Mas, apesar dessa ser a maior e mais bela forma de amor que podemos sentir - o amor pela humanidade - existem outros aspectos que ligam o mouro – esse era o apelido familiar de Marx - e o travesso deus-menino filho de Afrodite, Eros – o amor.
“Amadinha do meu coração, torno a te escrever porque estou sozinho e porque me cansa ficar dialogando contigo na minha cabeça o tempo todo (...)”. Dificilmente alguém pensaria que estas doces e apaixonadas palavras foram escritas pelo pai do socialismo científico, Marx. Mas, não só foram escritas por ele, como são expressões de um homem maduro, que depois de vinte anos de convivência, ainda consegue como outrora, se expressar de maneira apaixonada para a sua amada, dizendo: “Beijo-te dos pés a cabeça, caio de joelhos diante dê ti e gemo. Amo-a, minha senhora.” (KONDER, 2009, p.99).
Essa era a intensidade do amor de Marx por sua esposa Jenny. Amor que começara na juventude quando este conheceu a bela e cobiçada Jenny, quatro anos mais velha que ele, e que resistiu aos mais diferentes e difíceis momentos.
Já nos primeiros momentos da relação os dois apaixonados tiveram que se mostrar pacientes diante das dificuldades. Apesar de conseguir a benção do pai de Jenny, o barão Ludwig von Westphalen, e de ansiarem pelo matrimônio.
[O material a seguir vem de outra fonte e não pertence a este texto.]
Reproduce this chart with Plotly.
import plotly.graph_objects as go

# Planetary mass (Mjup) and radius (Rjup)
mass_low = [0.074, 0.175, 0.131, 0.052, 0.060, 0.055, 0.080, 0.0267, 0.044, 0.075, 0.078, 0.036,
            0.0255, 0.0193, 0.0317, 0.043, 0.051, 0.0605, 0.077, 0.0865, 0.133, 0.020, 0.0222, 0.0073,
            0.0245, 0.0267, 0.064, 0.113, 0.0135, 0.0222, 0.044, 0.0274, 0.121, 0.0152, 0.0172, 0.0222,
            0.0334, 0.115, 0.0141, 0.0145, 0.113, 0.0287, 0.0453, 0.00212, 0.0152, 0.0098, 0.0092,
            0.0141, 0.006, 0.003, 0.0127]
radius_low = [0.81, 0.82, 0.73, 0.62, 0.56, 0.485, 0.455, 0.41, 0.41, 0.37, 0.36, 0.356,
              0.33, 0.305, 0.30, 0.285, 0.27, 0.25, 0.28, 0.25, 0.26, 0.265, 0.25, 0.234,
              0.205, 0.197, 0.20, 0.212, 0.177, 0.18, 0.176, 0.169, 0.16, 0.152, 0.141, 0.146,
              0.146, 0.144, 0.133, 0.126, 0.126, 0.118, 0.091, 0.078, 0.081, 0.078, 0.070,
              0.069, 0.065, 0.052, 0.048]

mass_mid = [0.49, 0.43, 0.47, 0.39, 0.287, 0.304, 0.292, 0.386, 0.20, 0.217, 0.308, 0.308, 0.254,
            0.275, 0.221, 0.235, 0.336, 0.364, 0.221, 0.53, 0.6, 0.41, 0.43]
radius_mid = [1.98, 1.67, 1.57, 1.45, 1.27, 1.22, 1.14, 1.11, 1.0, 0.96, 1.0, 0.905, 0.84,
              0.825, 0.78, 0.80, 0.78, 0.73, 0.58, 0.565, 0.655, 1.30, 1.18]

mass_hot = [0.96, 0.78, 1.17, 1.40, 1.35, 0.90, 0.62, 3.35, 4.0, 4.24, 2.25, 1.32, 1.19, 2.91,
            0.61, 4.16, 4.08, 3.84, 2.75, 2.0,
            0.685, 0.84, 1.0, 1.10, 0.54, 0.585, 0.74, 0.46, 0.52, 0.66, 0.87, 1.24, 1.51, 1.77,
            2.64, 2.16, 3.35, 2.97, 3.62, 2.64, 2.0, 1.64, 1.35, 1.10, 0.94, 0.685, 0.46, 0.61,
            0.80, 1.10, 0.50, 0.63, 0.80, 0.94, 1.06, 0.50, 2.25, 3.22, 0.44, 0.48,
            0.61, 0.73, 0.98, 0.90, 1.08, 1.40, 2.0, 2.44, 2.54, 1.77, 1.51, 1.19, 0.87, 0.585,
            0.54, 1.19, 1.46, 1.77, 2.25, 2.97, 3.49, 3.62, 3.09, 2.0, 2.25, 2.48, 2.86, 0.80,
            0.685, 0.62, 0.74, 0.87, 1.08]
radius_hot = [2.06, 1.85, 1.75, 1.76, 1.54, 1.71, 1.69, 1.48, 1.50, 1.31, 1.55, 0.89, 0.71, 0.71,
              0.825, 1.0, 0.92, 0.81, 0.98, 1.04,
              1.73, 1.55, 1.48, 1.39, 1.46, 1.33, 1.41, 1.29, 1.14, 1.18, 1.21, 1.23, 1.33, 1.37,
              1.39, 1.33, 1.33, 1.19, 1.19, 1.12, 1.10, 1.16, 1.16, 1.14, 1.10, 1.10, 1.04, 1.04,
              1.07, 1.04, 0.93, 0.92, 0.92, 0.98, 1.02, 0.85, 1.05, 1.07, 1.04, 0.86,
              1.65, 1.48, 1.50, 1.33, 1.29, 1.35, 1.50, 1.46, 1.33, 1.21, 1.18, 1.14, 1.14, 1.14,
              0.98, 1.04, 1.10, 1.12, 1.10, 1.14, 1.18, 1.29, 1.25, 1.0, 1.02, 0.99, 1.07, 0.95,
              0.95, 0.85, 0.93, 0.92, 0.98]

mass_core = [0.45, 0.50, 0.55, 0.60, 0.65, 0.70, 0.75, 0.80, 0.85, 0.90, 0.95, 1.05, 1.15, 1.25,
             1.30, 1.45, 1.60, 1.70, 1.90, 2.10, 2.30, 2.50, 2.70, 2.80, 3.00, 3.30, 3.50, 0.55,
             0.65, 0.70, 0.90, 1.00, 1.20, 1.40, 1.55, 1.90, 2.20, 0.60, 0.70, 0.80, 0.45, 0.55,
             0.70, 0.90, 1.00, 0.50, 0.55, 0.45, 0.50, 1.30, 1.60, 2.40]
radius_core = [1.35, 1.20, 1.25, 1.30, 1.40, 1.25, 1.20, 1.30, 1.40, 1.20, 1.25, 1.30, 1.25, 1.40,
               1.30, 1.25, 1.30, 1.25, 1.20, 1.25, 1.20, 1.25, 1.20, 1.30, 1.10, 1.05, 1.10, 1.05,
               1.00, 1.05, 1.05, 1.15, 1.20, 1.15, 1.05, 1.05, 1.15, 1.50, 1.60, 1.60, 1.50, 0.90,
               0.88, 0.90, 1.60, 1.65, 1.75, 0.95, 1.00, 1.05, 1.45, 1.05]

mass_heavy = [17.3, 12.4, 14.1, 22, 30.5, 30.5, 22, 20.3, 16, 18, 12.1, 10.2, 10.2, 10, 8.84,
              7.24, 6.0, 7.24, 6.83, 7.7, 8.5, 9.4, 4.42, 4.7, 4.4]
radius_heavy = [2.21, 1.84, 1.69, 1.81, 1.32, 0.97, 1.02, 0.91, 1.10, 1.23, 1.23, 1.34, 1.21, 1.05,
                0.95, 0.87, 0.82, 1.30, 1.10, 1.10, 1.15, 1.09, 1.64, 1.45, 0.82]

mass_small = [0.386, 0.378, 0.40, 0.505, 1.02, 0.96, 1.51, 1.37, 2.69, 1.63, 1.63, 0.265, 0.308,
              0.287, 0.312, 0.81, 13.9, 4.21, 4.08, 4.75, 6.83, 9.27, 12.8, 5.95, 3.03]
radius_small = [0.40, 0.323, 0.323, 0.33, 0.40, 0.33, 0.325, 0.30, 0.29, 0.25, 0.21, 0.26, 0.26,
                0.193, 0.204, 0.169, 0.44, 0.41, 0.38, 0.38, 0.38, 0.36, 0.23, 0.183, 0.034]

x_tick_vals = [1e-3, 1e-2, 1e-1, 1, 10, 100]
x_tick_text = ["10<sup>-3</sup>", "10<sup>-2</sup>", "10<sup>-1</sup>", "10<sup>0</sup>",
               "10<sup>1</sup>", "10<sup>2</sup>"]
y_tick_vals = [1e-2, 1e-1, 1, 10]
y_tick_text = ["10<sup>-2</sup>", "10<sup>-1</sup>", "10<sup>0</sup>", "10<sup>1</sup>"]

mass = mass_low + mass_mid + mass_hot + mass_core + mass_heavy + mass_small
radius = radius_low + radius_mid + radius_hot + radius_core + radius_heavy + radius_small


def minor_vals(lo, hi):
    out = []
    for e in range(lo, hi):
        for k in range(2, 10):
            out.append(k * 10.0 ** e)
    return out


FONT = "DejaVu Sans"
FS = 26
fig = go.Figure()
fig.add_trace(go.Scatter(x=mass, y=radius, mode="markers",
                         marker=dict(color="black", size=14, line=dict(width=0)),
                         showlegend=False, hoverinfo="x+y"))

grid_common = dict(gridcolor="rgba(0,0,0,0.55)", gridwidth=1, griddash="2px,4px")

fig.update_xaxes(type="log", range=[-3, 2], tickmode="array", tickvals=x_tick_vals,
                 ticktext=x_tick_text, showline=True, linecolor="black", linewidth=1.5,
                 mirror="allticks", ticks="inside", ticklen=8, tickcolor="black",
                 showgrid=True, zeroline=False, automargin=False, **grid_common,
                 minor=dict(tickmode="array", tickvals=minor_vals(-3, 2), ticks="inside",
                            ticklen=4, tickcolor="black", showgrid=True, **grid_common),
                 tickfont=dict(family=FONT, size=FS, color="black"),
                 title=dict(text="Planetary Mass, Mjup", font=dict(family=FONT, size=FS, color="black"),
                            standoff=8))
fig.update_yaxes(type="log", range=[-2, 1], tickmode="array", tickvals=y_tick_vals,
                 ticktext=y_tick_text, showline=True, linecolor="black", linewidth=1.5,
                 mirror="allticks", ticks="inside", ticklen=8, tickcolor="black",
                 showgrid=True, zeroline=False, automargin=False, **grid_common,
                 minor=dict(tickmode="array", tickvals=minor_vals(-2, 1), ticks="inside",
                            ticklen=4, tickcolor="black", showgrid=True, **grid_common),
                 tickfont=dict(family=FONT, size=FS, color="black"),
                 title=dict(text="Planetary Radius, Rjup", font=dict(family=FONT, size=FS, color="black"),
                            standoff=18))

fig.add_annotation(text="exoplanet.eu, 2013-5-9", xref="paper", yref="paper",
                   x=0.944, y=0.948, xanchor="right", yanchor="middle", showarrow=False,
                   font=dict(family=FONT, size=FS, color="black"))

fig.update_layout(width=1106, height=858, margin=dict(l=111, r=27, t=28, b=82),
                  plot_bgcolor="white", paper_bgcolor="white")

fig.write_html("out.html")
Estes tiveram que amargar oito anos de espera até que a união viesse a acontecer, devido as difíceis condições de vida do mouro.
Crises semelhantes se abateram por toda a vida do casal Marx, que passaram pela dor de perder 3, dos seis filhos que tiveram. Janny, Eleanor e Laura*, foram os frutos desse amor que sobreviveram. Nada disso, porém, o impediu de ser, como atesta a historiadora Michelle Perrot (2009, p.50), um pai afetuoso “atento às pequenas coisas da vida, ao ritual das festas ou dos aniversários, à saúde e ao futuro de suas filhas, como ele fora no passado, atento as suas brincadeiras.”
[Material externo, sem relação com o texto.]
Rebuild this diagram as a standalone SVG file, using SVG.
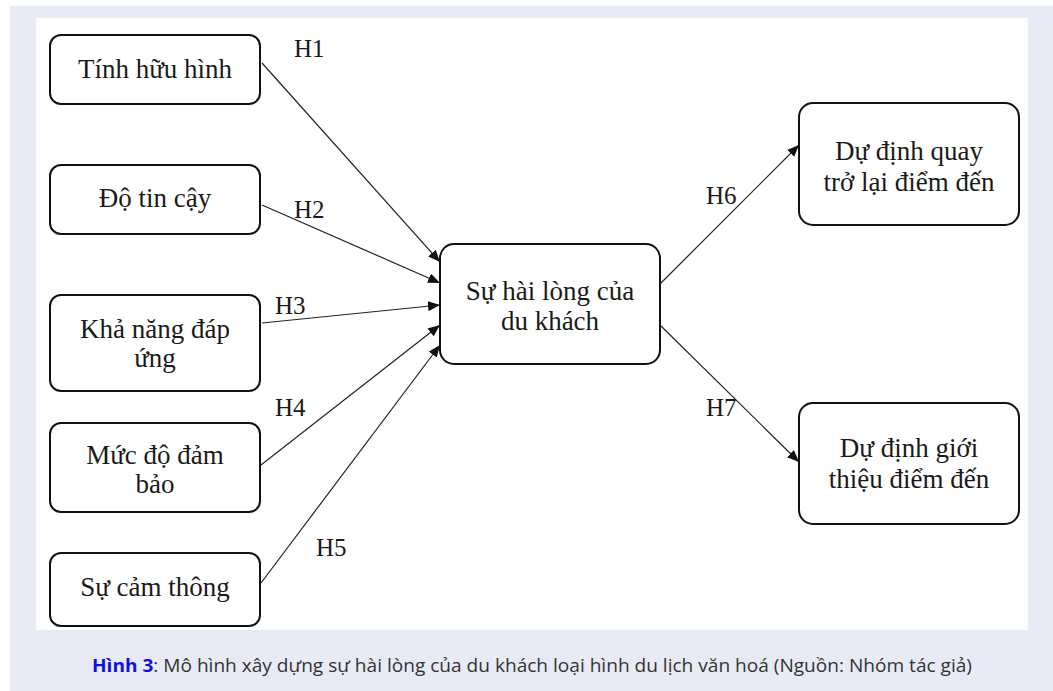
<svg xmlns="http://www.w3.org/2000/svg" width="1053" height="691" viewBox="0 0 1053 691">
<style>
.box{fill:#fff;stroke:#111;stroke-width:2}
.t{font-family:"Liberation Serif","Times New Roman",serif;font-size:27px;fill:#1a1a1a;text-anchor:middle}
.h{font-family:"Liberation Serif","Times New Roman",serif;font-size:25px;fill:#1a1a1a}
.c{stroke:#222;stroke-width:1.2;fill:none;marker-end:url(#ah)}
.cap{font-family:"Open Sans","Noto Sans","Liberation Sans",sans-serif;font-size:17.5px;fill:#333}
</style>
<defs>
<marker id="ah" viewBox="0 0 12 10" refX="12" refY="5" markerWidth="12" markerHeight="10" markerUnits="userSpaceOnUse" orient="auto">
<path d="M0,0 L12,5 L0,10 Z" fill="#111"/>
</marker>
</defs>
<rect x="0" y="0" width="1053" height="691" fill="#fff"/>
<rect x="10" y="6" width="1043" height="685" fill="#e8ebf5"/>
<rect x="36" y="18" width="992" height="612" fill="#fff"/>
<g id="connectors">
<line class="c" x1="262" y1="63" x2="440" y2="262"/>
<line class="c" x1="262" y1="205" x2="440" y2="283"/>
<line class="c" x1="262" y1="323" x2="440" y2="305"/>
<line class="c" x1="261" y1="465" x2="440" y2="325"/>
<line class="c" x1="261" y1="583" x2="440" y2="345"/>
<line class="c" x1="660" y1="284" x2="799" y2="145"/>
<line class="c" x1="661" y1="326" x2="799" y2="462"/>
<text class="h" x="294" y="57">H1</text>
<text class="h" x="294" y="218">H2</text>
<text class="h" x="275" y="314">H3</text>
<text class="h" x="275" y="416">H4</text>
<text class="h" x="316" y="556">H5</text>
<text class="h" x="706" y="204">H6</text>
<text class="h" x="706" y="416">H7</text>
</g>
<g id="n1"><rect class="box" x="50" y="35" width="210" height="69" rx="11"/><text class="t" x="155" y="78">Tính hữu hình</text></g>
<g id="n2"><rect class="box" x="50" y="165" width="210" height="69" rx="11"/><text class="t" x="155" y="207">Độ tin cậy</text></g>
<g id="n3"><rect class="box" x="50" y="295" width="210" height="96" rx="11"/><text class="t" x="155" y="338">Khả năng đáp</text><text class="t" x="155" y="367">ứng</text></g>
<g id="n4"><rect class="box" x="50" y="423" width="210" height="89" rx="11"/><text class="t" x="155" y="464">Mức độ đảm</text><text class="t" x="155" y="493">bảo</text></g>
<g id="n5"><rect class="box" x="50" y="553" width="210" height="73" rx="11"/><text class="t" x="155" y="596">Sự cảm thông</text></g>
<g id="center"><rect class="box" x="440" y="244" width="220" height="120" rx="14"/><text class="t" x="550" y="300">Sự hài lòng của</text><text class="t" x="550" y="330">du khách</text></g>
<g id="r1"><rect class="box" x="799" y="103" width="220" height="122" rx="14"/><text class="t" x="909" y="160">Dự định quay</text><text class="t" x="909" y="191">trở lại điểm đến</text></g>
<g id="r2"><rect class="box" x="799" y="403" width="220" height="121" rx="14"/><text class="t" x="909" y="457">Dự định giới</text><text class="t" x="909" y="488">thiệu điểm đến</text></g>
<text class="cap" x="92" y="672" textLength="880" lengthAdjust="spacingAndGlyphs"><tspan font-weight="bold" fill="#1010e0">Hình 3</tspan>: Mô hình xây dựng sự hài lòng của du khách loại hình du lịch văn hoá (Nguồn: Nhóm tác giả)</text>
</svg>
As inúmeras crises e o tempo, tão pouco, puderam apagar o fogo da paixão que nosso pensador nutria por Jenny. Alias, paixão, era o que movia tanto o Marx esposo, quanto o Marx filósofo-militante: “o domínio da essência objetiva em mim, o irrompimento sensível de minha atividade essencial, é a paixão”, escreveu nos Manuscritos de 1844.
O amor para Marx era, sem dúvida, algo fundamental e se muitos dos regimes socialistas que existiram tivessem atentado para este fato, talvez tivessem tomado um rumo diferente evitando muitas das barbaridades que foram cometidas. Sei, vão dizer: “isso é romantismo!” Infelizmente nossa sociedade aprendeu a vê o amor de maneira distorcida e demasiadamente restrita.
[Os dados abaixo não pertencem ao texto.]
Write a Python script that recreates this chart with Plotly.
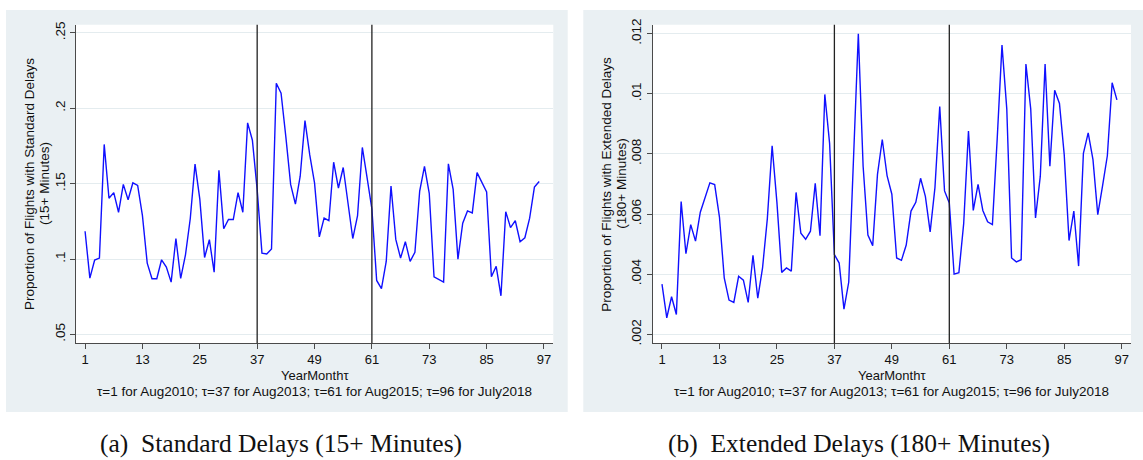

Marx odiava o capitalismo exatamente pelo fato dele distorcer a relação dos homens entre si e destes com a natureza em geral. O sistema capitalista torna os homens individualistas, hipercompetitivos, solapando as bases da solidariedade humana (KONDER,2009, p.95). Por isso sua visão de amor relacionava-se com a da realização plena e total do homem.
O amor entre homem e mulher era apenas uma parte dessa realização. Contudo, procurou viver intensamente essa parte tão apaixonante do amor: “Se pudesse, contudo, apertar o teu coração doce contra o meu coração, então me calaria, não diria mais nada”, escreve Marx numa carta a sua senhora em 21 de julho de 1856. Em outro momento, reconhece a especificidade dessa forma de amar: “Porém, o amor – não o amor feuerbachiano pelo ser, não o amor pelo proletariado, mas o amor pela amada(no caso, o amor por ti) – torna a fazer do homem um homem”.(KONDER, 2009, p.100).
Não é por menos que o seu grande amigo Engels, previu desanimado, após a morte de Jenny, que o mouro não iria sobreviver. E assim o foi, um ano e quatro meses depois da morte da sua esposa, Marx também veio a falecer em 1883. (KONDER, 1999, p.147.
Marx não foi um santo como alguns militantes fundamentalistas querem pintar, cometeu erros e se envolveu em casos polêmicos. O mais conhecido foi o que envolveu a empregada do casal, que oito anos mais nova que Jenny, veio a engravidar de Marx; cabendo a Engels o papel de assumir a criança, o menino Frederic Demuth, para evitar um escândalo a seu amigo. (PERROT, 2005, p.56).
Aqui, não só o fato do casal superar esse acontecimento, tão mau visto dentro do nosso conceito de moralidade, mas também, o amor [philos] de seu amigo Engels é admirável. Poucas amizades na história da filosofia foram tão marcantes quanto à deles. Os pensadores do comunismo defendiam um ideal de amor universal, não metafísico, não romantizado; mas autoconsciente, real!Real entre homem e mulher, entre homens e homens, entre os seres humanos e o mundo a sua volta. E a vida tanto de Marx, quanto de Engels, testemunha essa crença.
* Para mais informações sobre as três filhas de Marx, vê o excelente estudo da historiadora francesa Michelle Perrot, “As filhas de Karl Marx: cartas inéditas”. In: PERROT, Michelle. As mulheres ou os silêncios da história. Bauru, SP: EDUSC, 2005.